O custo da geração de energia nesses sistemas aumentou 49% desde 2018 e chegou a R$ 11,7 bilhões em 2024, despesa alocada na chamada Conta de Consumo de Combustíveis (CCC), um valor que corresponde a R$ 4.350 por habitante do SISOL -o equivalente a 2,8 salários-mínimos per capita.
Esse valor é custeado por todos os consumidores de energia do País por meio da Conta de Desenvolvimento Energético (CDE), grupo de encargos que somou R$ 46,7 milhões em 2024.
Além disso, estima-se que mais de 1 milhão de pessoas não têm acesso formal à energia nas áreas remotas, onde não há sequer redes elétricas de distribuição conectadas a usinas. Nessas áreas, as pessoas deslocam-se para comprar combustível e alimentar geradores movidos a diesel, ou recebem esse combustível por meio fluvial.

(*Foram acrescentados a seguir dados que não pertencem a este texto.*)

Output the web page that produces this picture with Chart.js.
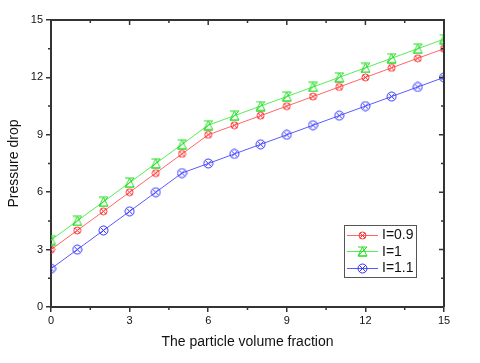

O estudo da Envol indica que em áreas remotas da Amazônia famílias chegam a gastar até R$ 900 por mês para ter eletricidade com geradores a diesel.
Experiências identificadas no estudo ostram que sistemas solares independentes e de pequena escala, mais eficientes e com menores custos operacionais, podem ser uma solução viável para a descarbonização da energia na região amazônica.
Projeção mostra que, ao longo de 25 anos, o custo médio da geração elétrica com painéis solares associados a baterias pode ser 44% mais baixo que o uso de geradores a diesel.